→ **SUPPLIED MATERIAL**
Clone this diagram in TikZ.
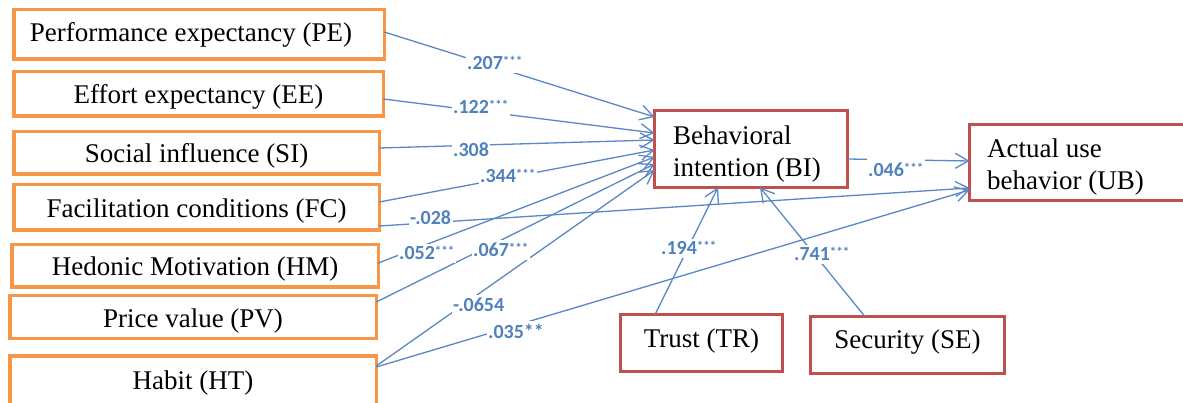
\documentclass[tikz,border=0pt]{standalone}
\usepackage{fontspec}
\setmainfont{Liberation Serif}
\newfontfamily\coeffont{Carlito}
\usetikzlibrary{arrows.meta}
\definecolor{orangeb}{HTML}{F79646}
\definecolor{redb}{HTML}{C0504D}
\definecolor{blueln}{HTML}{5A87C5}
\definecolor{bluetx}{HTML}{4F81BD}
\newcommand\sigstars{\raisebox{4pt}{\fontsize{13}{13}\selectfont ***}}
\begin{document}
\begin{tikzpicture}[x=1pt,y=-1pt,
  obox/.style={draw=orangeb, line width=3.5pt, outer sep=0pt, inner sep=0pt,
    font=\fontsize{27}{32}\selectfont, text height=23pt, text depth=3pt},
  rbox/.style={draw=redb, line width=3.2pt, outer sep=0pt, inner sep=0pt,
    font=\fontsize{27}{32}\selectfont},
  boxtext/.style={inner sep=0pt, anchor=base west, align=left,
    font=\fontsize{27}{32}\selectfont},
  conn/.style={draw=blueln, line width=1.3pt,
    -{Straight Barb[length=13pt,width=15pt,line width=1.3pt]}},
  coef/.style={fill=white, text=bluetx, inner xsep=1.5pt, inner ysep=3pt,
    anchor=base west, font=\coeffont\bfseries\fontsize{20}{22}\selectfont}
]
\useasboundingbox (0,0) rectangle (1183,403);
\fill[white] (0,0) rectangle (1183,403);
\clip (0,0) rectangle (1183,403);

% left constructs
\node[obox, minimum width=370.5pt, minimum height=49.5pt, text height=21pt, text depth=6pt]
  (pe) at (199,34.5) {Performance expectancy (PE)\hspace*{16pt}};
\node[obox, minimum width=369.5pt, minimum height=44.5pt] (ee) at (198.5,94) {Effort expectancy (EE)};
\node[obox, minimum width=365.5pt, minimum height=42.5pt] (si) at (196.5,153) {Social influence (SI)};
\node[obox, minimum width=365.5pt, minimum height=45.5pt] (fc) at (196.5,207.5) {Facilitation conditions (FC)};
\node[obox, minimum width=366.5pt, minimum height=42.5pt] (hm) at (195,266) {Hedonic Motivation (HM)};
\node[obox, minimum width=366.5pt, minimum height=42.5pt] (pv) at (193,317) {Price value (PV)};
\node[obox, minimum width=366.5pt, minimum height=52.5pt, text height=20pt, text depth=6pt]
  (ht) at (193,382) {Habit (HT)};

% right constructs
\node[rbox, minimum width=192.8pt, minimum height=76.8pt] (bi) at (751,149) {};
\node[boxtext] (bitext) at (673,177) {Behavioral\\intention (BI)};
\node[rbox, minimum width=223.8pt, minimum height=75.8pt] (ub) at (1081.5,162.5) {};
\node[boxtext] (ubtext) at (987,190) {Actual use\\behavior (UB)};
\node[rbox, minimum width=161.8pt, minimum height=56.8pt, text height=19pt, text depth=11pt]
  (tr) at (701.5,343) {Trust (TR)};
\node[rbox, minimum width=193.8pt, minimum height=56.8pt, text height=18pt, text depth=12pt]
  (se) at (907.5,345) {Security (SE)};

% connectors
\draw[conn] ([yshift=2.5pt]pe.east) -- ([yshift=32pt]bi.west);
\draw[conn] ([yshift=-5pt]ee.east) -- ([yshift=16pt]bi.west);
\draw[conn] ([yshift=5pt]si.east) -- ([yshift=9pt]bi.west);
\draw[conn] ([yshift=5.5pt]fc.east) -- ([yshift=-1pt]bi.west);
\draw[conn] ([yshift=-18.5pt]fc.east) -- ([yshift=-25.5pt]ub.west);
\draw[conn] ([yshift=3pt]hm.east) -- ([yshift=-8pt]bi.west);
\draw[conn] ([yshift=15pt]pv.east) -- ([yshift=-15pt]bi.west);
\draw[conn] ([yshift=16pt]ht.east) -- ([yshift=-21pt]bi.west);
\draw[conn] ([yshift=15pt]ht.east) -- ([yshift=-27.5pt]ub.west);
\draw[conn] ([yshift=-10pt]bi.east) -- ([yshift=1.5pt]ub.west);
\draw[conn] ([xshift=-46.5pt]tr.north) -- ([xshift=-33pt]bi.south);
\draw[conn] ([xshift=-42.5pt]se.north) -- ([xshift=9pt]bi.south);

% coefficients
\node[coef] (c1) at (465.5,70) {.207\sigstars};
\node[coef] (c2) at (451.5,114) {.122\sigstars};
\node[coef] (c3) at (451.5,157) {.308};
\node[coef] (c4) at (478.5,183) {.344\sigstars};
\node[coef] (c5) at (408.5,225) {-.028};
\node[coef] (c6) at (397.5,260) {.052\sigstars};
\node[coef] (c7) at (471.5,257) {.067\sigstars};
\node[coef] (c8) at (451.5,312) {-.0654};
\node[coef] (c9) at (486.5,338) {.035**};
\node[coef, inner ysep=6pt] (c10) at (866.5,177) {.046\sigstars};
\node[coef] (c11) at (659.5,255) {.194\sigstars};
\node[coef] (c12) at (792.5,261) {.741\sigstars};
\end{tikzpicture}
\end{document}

→ **TASK REQUIREMENTS**
Make an exact copy of the data above, pictures excluded.

→ **EXPECTED ANSWER**
Clone this diagram in TikZ.
\documentclass[tikz,border=0pt]{standalone}
\usepackage{fontspec}
\setmainfont{Liberation Serif}
\newfontfamily\coeffont{Carlito}
\usetikzlibrary{arrows.meta}
\definecolor{orangeb}{HTML}{F79646}
\definecolor{redb}{HTML}{C0504D}
\definecolor{blueln}{HTML}{5A87C5}
\definecolor{bluetx}{HTML}{4F81BD}
\newcommand\sigstars{\raisebox{4pt}{\fontsize{13}{13}\selectfont ***}}
\begin{document}
\begin{tikzpicture}[x=1pt,y=-1pt,
  obox/.style={draw=orangeb, line width=3.5pt, outer sep=0pt, inner sep=0pt,
    font=\fontsize{27}{32}\selectfont, text height=23pt, text depth=3pt},
  rbox/.style={draw=redb, line width=3.2pt, outer sep=0pt, inner sep=0pt,
    font=\fontsize{27}{32}\selectfont},
  boxtext/.style={inner sep=0pt, anchor=base west, align=left,
    font=\fontsize{27}{32}\selectfont},
  conn/.style={draw=blueln, line width=1.3pt,
    -{Straight Barb[length=13pt,width=15pt,line width=1.3pt]}},
  coef/.style={fill=white, text=bluetx, inner xsep=1.5pt, inner ysep=3pt,
    anchor=base west, font=\coeffont\bfseries\fontsize{20}{22}\selectfont}
]
\useasboundingbox (0,0) rectangle (1183,403);
\fill[white] (0,0) rectangle (1183,403);
\clip (0,0) rectangle (1183,403);

% left constructs
\node[obox, minimum width=370.5pt, minimum height=49.5pt, text height=21pt, text depth=6pt]
  (pe) at (199,34.5) {Performance expectancy (PE)\hspace*{16pt}};
\node[obox, minimum width=369.5pt, minimum height=44.5pt] (ee) at (198.5,94) {Effort expectancy (EE)};
\node[obox, minimum width=365.5pt, minimum height=42.5pt] (si) at (196.5,153) {Social influence (SI)};
\node[obox, minimum width=365.5pt, minimum height=45.5pt] (fc) at (196.5,207.5) {Facilitation conditions (FC)};
\node[obox, minimum width=366.5pt, minimum height=42.5pt] (hm) at (195,266) {Hedonic Motivation (HM)};
\node[obox, minimum width=366.5pt, minimum height=42.5pt] (pv) at (193,317) {Price value (PV)};
\node[obox, minimum width=366.5pt, minimum height=52.5pt, text height=20pt, text depth=6pt]
  (ht) at (193,382) {Habit (HT)};

% right constructs
\node[rbox, minimum width=192.8pt, minimum height=76.8pt] (bi) at (751,149) {};
\node[boxtext] (bitext) at (673,177) {Behavioral\\intention (BI)};
\node[rbox, minimum width=223.8pt, minimum height=75.8pt] (ub) at (1081.5,162.5) {};
\node[boxtext] (ubtext) at (987,190) {Actual use\\behavior (UB)};
\node[rbox, minimum width=161.8pt, minimum height=56.8pt, text height=19pt, text depth=11pt]
  (tr) at (701.5,343) {Trust (TR)};
\node[rbox, minimum width=193.8pt, minimum height=56.8pt, text height=18pt, text depth=12pt]
  (se) at (907.5,345) {Security (SE)};

% connectors
\draw[conn] ([yshift=2.5pt]pe.east) -- ([yshift=32pt]bi.west);
\draw[conn] ([yshift=-5pt]ee.east) -- ([yshift=16pt]bi.west);
\draw[conn] ([yshift=5pt]si.east) -- ([yshift=9pt]bi.west);
\draw[conn] ([yshift=5.5pt]fc.east) -- ([yshift=-1pt]bi.west);
\draw[conn] ([yshift=-18.5pt]fc.east) -- ([yshift=-25.5pt]ub.west);
\draw[conn] ([yshift=3pt]hm.east) -- ([yshift=-8pt]bi.west);
\draw[conn] ([yshift=15pt]pv.east) -- ([yshift=-15pt]bi.west);
\draw[conn] ([yshift=16pt]ht.east) -- ([yshift=-21pt]bi.west);
\draw[conn] ([yshift=15pt]ht.east) -- ([yshift=-27.5pt]ub.west);
\draw[conn] ([yshift=-10pt]bi.east) -- ([yshift=1.5pt]ub.west);
\draw[conn] ([xshift=-46.5pt]tr.north) -- ([xshift=-33pt]bi.south);
\draw[conn] ([xshift=-42.5pt]se.north) -- ([xshift=9pt]bi.south);

% coefficients
\node[coef] (c1) at (465.5,70) {.207\sigstars};
\node[coef] (c2) at (451.5,114) {.122\sigstars};
\node[coef] (c3) at (451.5,157) {.308};
\node[coef] (c4) at (478.5,183) {.344\sigstars};
\node[coef] (c5) at (408.5,225) {-.028};
\node[coef] (c6) at (397.5,260) {.052\sigstars};
\node[coef] (c7) at (471.5,257) {.067\sigstars};
\node[coef] (c8) at (451.5,312) {-.0654};
\node[coef] (c9) at (486.5,338) {.035**};
\node[coef, inner ysep=6pt] (c10) at (866.5,177) {.046\sigstars};
\node[coef] (c11) at (659.5,255) {.194\sigstars};
\node[coef] (c12) at (792.5,261) {.741\sigstars};
\end{tikzpicture}
\end{document}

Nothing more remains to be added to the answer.